■ Set exercise ■
Extract the lines from the first line of the records below through the line containing "0.0044, 0.0045, 0.0044]", inclusive, and reproduce them exactly as written.

■ Records shown ■
>>>

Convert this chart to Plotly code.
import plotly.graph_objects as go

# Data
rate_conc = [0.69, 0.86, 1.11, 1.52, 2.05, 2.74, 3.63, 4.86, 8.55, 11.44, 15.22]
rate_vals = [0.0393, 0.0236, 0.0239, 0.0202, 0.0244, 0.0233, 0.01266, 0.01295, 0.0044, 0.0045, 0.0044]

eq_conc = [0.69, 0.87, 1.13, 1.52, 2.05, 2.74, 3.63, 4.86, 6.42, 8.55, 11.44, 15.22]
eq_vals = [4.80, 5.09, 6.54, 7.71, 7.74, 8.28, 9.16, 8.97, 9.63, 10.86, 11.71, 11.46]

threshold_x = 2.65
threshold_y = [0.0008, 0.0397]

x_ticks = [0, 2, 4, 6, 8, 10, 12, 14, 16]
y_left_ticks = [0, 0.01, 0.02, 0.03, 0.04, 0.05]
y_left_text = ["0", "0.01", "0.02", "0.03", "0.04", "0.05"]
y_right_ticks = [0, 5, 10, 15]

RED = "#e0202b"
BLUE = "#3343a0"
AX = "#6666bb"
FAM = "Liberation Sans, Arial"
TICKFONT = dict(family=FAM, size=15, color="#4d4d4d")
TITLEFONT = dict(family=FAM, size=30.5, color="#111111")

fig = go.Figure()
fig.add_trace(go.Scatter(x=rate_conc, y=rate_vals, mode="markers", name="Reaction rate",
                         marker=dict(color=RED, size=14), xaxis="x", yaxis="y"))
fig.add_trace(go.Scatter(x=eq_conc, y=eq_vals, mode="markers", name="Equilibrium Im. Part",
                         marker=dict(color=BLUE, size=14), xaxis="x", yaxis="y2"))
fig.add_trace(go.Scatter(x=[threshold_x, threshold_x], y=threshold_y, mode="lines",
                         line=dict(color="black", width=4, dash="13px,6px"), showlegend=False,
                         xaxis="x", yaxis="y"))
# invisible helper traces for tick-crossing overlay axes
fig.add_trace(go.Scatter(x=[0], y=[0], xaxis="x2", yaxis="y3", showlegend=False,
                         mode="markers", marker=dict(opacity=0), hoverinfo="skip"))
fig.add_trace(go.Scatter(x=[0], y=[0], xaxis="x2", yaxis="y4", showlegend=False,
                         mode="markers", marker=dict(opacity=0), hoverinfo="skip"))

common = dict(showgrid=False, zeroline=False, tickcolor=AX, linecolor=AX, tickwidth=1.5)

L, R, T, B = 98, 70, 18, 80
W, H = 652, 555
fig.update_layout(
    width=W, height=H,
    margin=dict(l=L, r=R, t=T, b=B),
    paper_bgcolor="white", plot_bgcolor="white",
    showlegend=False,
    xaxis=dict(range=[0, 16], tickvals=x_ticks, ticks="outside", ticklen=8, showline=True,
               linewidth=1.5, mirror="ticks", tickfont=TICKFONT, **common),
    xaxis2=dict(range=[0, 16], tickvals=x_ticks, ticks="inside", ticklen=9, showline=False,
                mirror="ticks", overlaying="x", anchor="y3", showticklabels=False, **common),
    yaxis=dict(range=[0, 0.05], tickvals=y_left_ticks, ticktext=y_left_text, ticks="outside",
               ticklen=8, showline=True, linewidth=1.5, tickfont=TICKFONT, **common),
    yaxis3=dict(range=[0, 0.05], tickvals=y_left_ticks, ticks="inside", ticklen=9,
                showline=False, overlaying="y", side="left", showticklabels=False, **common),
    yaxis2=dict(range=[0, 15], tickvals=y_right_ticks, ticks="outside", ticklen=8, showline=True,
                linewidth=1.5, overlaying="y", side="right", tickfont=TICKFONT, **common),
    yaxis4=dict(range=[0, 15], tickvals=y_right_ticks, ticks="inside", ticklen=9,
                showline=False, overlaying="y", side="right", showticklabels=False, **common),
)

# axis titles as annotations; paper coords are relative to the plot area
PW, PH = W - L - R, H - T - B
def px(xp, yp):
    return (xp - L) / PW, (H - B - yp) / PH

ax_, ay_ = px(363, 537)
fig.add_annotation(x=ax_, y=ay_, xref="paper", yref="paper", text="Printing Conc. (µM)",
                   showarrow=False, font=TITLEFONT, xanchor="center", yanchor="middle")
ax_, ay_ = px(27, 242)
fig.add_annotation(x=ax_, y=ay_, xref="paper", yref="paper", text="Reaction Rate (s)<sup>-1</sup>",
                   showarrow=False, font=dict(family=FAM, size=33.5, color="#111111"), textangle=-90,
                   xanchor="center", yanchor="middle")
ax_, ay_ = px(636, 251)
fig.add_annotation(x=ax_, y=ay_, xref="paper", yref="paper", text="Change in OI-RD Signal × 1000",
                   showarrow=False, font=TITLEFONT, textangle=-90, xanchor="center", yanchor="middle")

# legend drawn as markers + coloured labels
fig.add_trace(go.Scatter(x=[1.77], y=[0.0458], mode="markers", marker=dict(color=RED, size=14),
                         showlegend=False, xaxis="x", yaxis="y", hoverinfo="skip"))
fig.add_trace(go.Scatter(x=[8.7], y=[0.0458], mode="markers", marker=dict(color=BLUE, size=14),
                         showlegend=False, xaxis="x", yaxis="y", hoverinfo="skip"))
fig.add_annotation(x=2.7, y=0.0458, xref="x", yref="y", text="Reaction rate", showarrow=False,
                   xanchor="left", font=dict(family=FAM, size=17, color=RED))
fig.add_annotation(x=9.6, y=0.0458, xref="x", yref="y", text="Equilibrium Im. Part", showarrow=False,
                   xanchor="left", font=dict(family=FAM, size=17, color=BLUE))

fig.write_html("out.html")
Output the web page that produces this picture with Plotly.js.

<<<

■ Solution to this problem ■
Convert this chart to Plotly code.
import plotly.graph_objects as go

# Data
rate_conc = [0.69, 0.86, 1.11, 1.52, 2.05, 2.74, 3.63, 4.86, 8.55, 11.44, 15.22]
rate_vals = [0.0393, 0.0236, 0.0239, 0.0202, 0.0244, 0.0233, 0.01266, 0.01295, 0.0044, 0.0045, 0.0044]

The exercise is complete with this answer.